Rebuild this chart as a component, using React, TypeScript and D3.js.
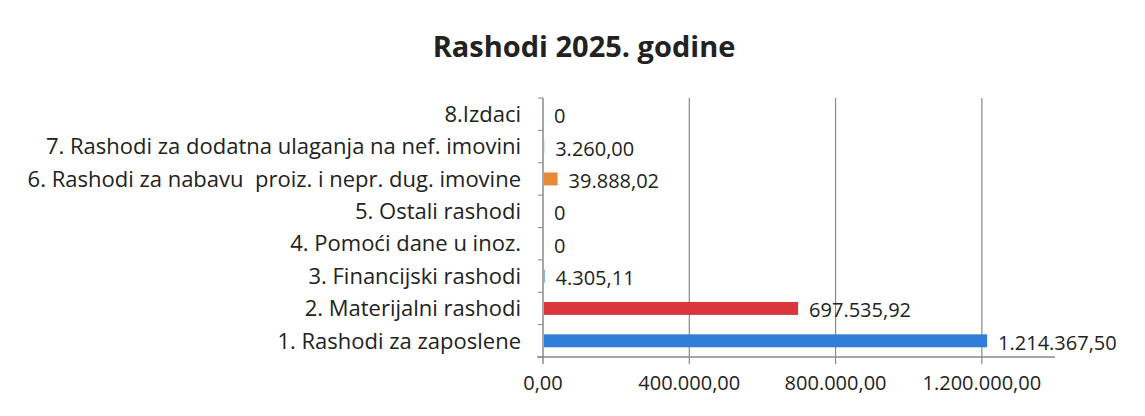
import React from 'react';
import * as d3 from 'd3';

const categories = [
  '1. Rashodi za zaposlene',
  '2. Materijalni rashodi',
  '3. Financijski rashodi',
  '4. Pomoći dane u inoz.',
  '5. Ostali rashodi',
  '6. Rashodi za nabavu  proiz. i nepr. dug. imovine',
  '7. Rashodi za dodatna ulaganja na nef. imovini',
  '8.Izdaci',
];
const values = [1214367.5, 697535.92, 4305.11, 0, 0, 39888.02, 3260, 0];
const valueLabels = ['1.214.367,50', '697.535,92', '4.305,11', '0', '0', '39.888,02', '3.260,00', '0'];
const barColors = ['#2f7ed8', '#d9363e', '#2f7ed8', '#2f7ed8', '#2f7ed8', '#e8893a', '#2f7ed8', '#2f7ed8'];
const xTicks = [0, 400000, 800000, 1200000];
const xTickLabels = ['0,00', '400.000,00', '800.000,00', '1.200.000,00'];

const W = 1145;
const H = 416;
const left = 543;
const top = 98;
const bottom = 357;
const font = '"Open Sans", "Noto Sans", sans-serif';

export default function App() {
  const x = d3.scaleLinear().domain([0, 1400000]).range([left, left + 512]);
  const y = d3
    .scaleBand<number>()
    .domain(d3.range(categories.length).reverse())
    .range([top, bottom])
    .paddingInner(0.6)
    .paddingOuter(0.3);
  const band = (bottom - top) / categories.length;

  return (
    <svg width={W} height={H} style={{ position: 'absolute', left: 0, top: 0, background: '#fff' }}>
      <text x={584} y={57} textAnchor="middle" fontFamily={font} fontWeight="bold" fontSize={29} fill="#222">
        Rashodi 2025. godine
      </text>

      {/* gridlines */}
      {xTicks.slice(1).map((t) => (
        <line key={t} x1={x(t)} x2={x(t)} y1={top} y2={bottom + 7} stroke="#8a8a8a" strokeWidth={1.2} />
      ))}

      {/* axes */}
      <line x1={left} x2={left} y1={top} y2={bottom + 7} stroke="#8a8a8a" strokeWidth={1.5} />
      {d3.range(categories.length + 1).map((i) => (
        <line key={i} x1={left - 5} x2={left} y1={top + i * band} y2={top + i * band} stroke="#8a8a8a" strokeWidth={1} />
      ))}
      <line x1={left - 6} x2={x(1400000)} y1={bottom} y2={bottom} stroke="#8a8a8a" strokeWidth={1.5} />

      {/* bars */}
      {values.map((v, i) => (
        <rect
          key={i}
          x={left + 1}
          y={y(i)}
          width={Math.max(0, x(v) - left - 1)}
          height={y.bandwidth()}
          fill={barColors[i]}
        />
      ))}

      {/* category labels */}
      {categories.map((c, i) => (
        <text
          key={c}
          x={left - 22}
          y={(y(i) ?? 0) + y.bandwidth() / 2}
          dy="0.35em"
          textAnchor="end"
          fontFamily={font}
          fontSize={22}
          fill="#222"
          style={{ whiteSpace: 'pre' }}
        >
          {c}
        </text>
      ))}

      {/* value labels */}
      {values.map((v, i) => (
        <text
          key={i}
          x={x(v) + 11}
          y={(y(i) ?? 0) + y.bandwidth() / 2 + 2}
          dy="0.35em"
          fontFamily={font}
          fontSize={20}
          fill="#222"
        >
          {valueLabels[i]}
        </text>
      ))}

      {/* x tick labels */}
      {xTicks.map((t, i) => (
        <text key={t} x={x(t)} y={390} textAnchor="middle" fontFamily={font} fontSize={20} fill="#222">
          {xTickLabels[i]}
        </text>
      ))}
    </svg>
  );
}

-*-

Transcribe the preceding listing in its entirety and with exact wording, leaving out pictures.

Result of this task -
Rebuild this chart as a component, using React, TypeScript and D3.js.
import React from 'react';
import * as d3 from 'd3';

const categories = [
  '1. Rashodi za zaposlene',
  '2. Materijalni rashodi',
  '3. Financijski rashodi',
  '4. Pomoći dane u inoz.',
  '5. Ostali rashodi',
  '6. Rashodi za nabavu  proiz. i nepr. dug. imovine',
  '7. Rashodi za dodatna ulaganja na nef. imovini',
  '8.Izdaci',
];
const values = [1214367.5, 697535.92, 4305.11, 0, 0, 39888.02, 3260, 0];
const valueLabels = ['1.214.367,50', '697.535,92', '4.305,11', '0', '0', '39.888,02', '3.260,00', '0'];
const barColors = ['#2f7ed8', '#d9363e', '#2f7ed8', '#2f7ed8', '#2f7ed8', '#e8893a', '#2f7ed8', '#2f7ed8'];
const xTicks = [0, 400000, 800000, 1200000];
const xTickLabels = ['0,00', '400.000,00', '800.000,00', '1.200.000,00'];

const W = 1145;
const H = 416;
const left = 543;
const top = 98;
const bottom = 357;
const font = '"Open Sans", "Noto Sans", sans-serif';

export default function App() {
  const x = d3.scaleLinear().domain([0, 1400000]).range([left, left + 512]);
  const y = d3
    .scaleBand<number>()
    .domain(d3.range(categories.length).reverse())
    .range([top, bottom])
    .paddingInner(0.6)
    .paddingOuter(0.3);
  const band = (bottom - top) / categories.length;

  return (
    <svg width={W} height={H} style={{ position: 'absolute', left: 0, top: 0, background: '#fff' }}>
      <text x={584} y={57} textAnchor="middle" fontFamily={font} fontWeight="bold" fontSize={29} fill="#222">
        Rashodi 2025. godine
      </text>

      {/* gridlines */}
      {xTicks.slice(1).map((t) => (
        <line key={t} x1={x(t)} x2={x(t)} y1={top} y2={bottom + 7} stroke="#8a8a8a" strokeWidth={1.2} />
      ))}

      {/* axes */}
      <line x1={left} x2={left} y1={top} y2={bottom + 7} stroke="#8a8a8a" strokeWidth={1.5} />
      {d3.range(categories.length + 1).map((i) => (
        <line key={i} x1={left - 5} x2={left} y1={top + i * band} y2={top + i * band} stroke="#8a8a8a" strokeWidth={1} />
      ))}
      <line x1={left - 6} x2={x(1400000)} y1={bottom} y2={bottom} stroke="#8a8a8a" strokeWidth={1.5} />

      {/* bars */}
      {values.map((v, i) => (
        <rect
          key={i}
          x={left + 1}
          y={y(i)}
          width={Math.max(0, x(v) - left - 1)}
          height={y.bandwidth()}
          fill={barColors[i]}
        />
      ))}

      {/* category labels */}
      {categories.map((c, i) => (
        <text
          key={c}
          x={left - 22}
          y={(y(i) ?? 0) + y.bandwidth() / 2}
          dy="0.35em"
          textAnchor="end"
          fontFamily={font}
          fontSize={22}
          fill="#222"
          style={{ whiteSpace: 'pre' }}
        >
          {c}
        </text>
      ))}

      {/* value labels */}
      {values.map((v, i) => (
        <text
          key={i}
          x={x(v) + 11}
          y={(y(i) ?? 0) + y.bandwidth() / 2 + 2}
          dy="0.35em"
          fontFamily={font}
          fontSize={20}
          fill="#222"
        >
          {valueLabels[i]}
        </text>
      ))}

      {/* x tick labels */}
      {xTicks.map((t, i) => (
        <text key={t} x={x(t)} y={390} textAnchor="middle" fontFamily={font} fontSize={20} fill="#222">
          {xTickLabels[i]}
        </text>
      ))}
    </svg>
  );
}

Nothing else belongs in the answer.